By Colin Wiles, housing consultant.

The big story from the publication of the affordable homes programme last week was the boost for shared ownership.

The government says the £11.5bn programme will fund up to 180,000 homes by 2026, with half going to affordable and social rent and half to various ownership schemes. This is “the highest single funding commitment to affordable housing in a decade” says the MHCLG press release. Well, up to a point. It depends, of course, how you define affordable housing.

There appears to be no detail on how much social rent will be funded – and, as we all know, affordable rent is not very affordable in many parts of the country. As usual the programme reflects the government’s obsession with homeownership (something I wrote about in December) with the new model for shared ownership being the stand-out policy change.

This will cut the initial purchase share from 25% to 10% and allow staircasing by 1% increments instead of the current 10%. It will also require providers, rather than owners, to pay for maintenance and repairs during the first ten years. This will apply to all newbuilds and there will also be a “right to shared ownership” for all rented homes. I also covered these issues in my blog last year. The government estimates that 300,000 new households will be able to access the model as a result of these changes.

Sector leaders have expressed concern about the impact this will have on the viability of shared ownership schemes. Shifting repair responsibilities to providers will presumably mean increases in rents or service charges and it is not clear how this will improve the
affordability of the product.

As for the staircasing changes, in 2014 I wrote a report for Gateway Housing which involved a survey of their shared owners. It found that one of the main blockages to staircasing was the fees involved in buying additional shares. If you have to employ a solicitor and obtain a valuation each time it starts to become expensive. Good news for solicitors and surveyors but not for owners. The government model appears to address this by promising “heavily reduced fees for up to 15 years”.

This will allow an estimated valuation to be carried out at each step up the staircase, based on the original sale price, without the need for an RICS surveyor. Landlords will also be prohibited from charging administration fees on this staircasing process, but, once again, it is not clear how these additional administrative costs will be absorbed by providers, nor whether owners will need to involve a solicitor at each staircasing moment.

At the launch of my Gateway report David Orr described shared ownership as “the tenure that refuses to die”. It has been beset by bad press in recent years and many people are still vague about how it works.

Some people still think that it means sharing your home with others. There is certainly a need to make it simpler and more accessible, but my report noted that providers often know less about their shared owners than their other tenants, and have fewer interactions with them. It also noted that mobility within the shared ownership sector is less than in the owner-occupied sector as a whole.

If these changes do lead to an increase in people staircasing upwards and into full ownership, bringing in new people at the bottom, so much the better. That will also bring in valuable capital receipts for providers.

But I worry that this is more about political expediency than hard housing reality. In addition, there could be a major correction in the housing market next year so many first-time buyers, including shared owners, could end up in negative equity. If I was in my twenties, I am not sure I would be committing to a mortgage just now.

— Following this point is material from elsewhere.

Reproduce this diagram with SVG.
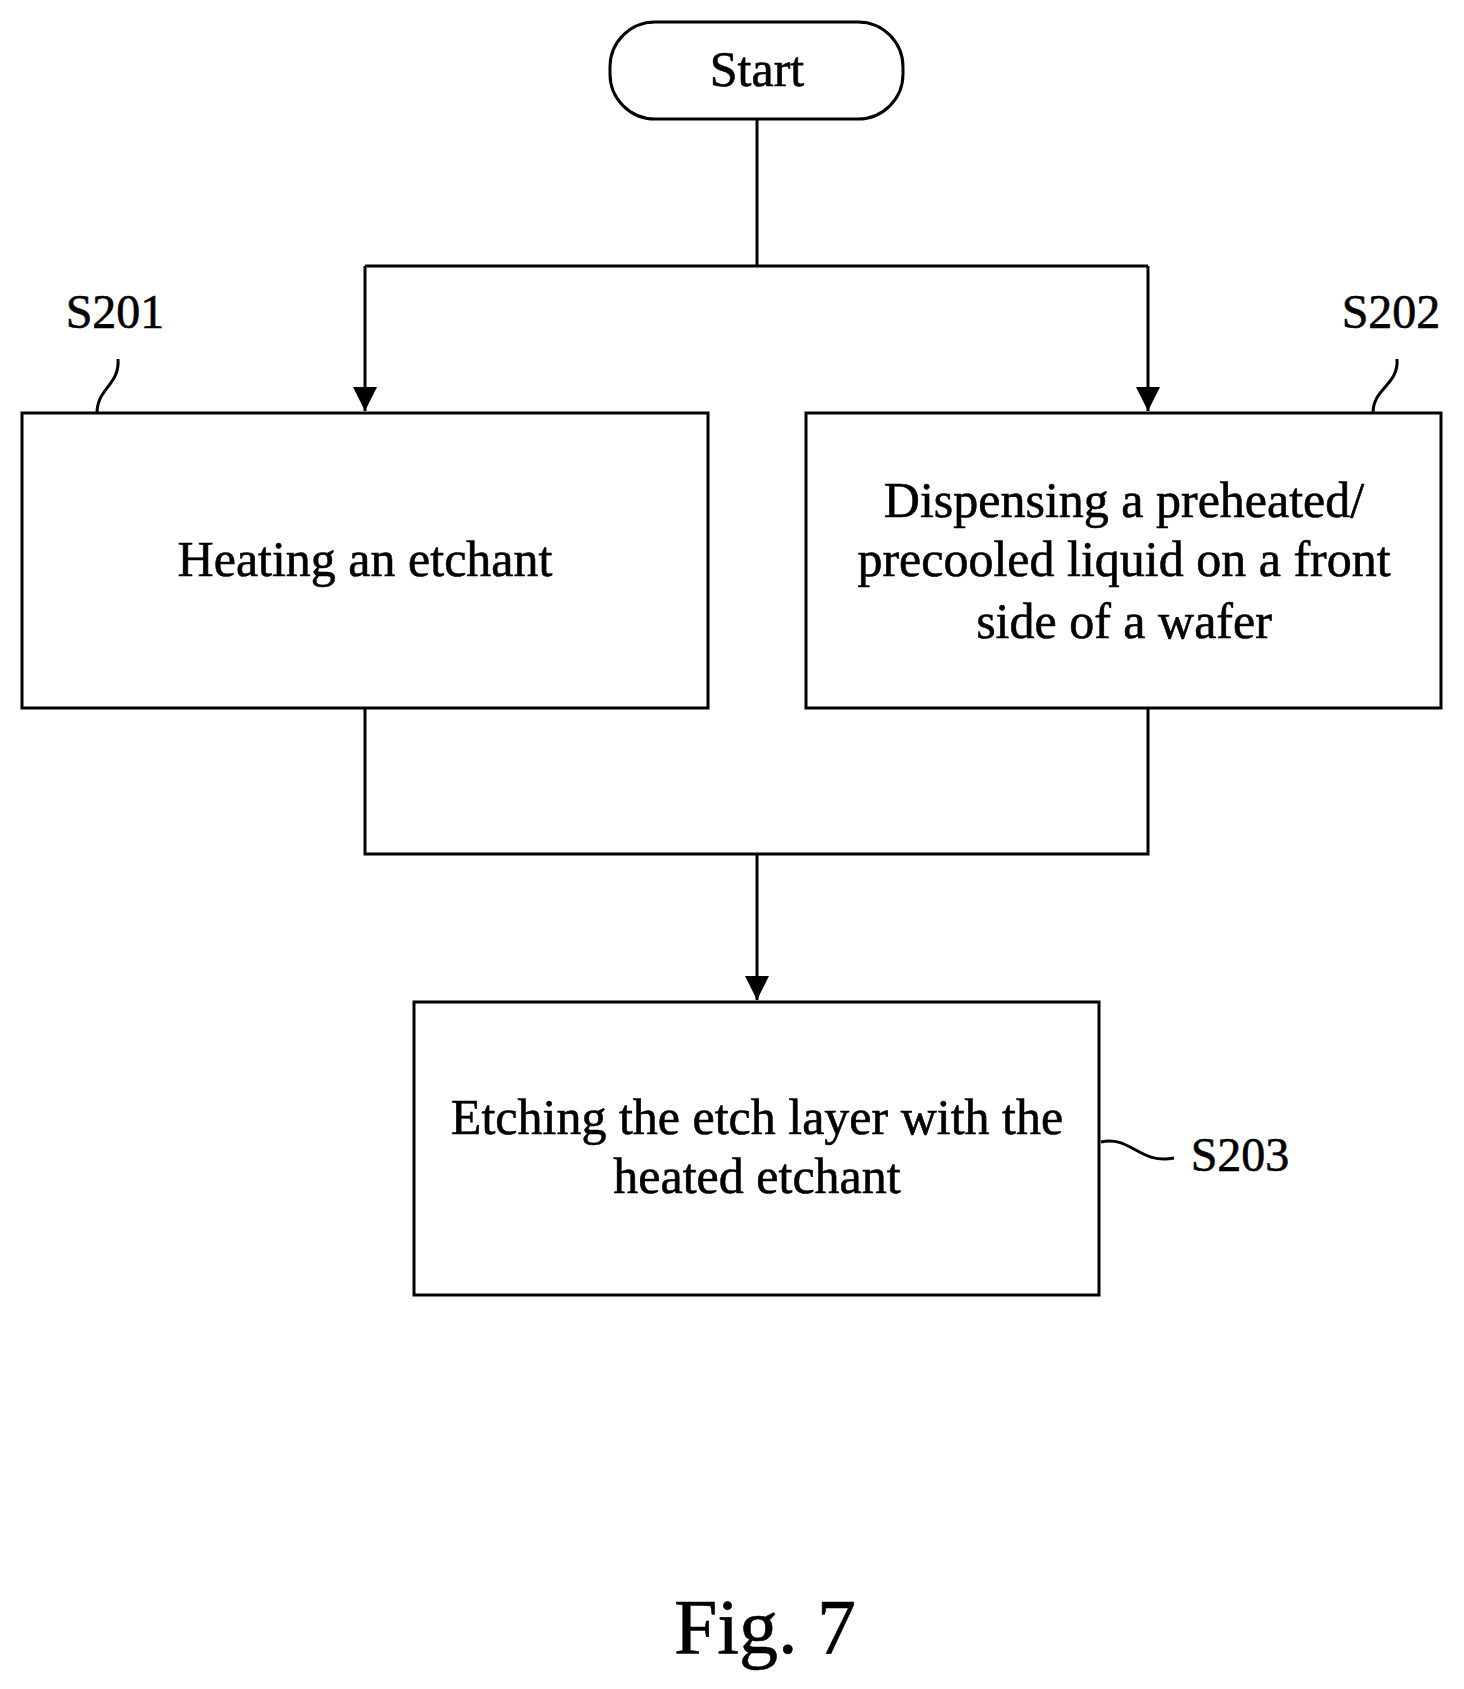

I would wait for at least nine months to see how the market changes. There is, of course, an oven-ready alternative to this homeownership obsession. By following the SHOUT model, we could invest in 100,000 social rented homes a year.

Not only would this provide much-needed affordable homes, but it would save the Treasury billions of pounds in the long run and would, over the course of ten or 20 years, bring the
ratio between incomes and house prices down to an affordable level.

That means thousands of younger people would be able to buy on the open market without the need for the stepping stone of shared ownership. But that is perhaps a debate for another time and place, and another blog.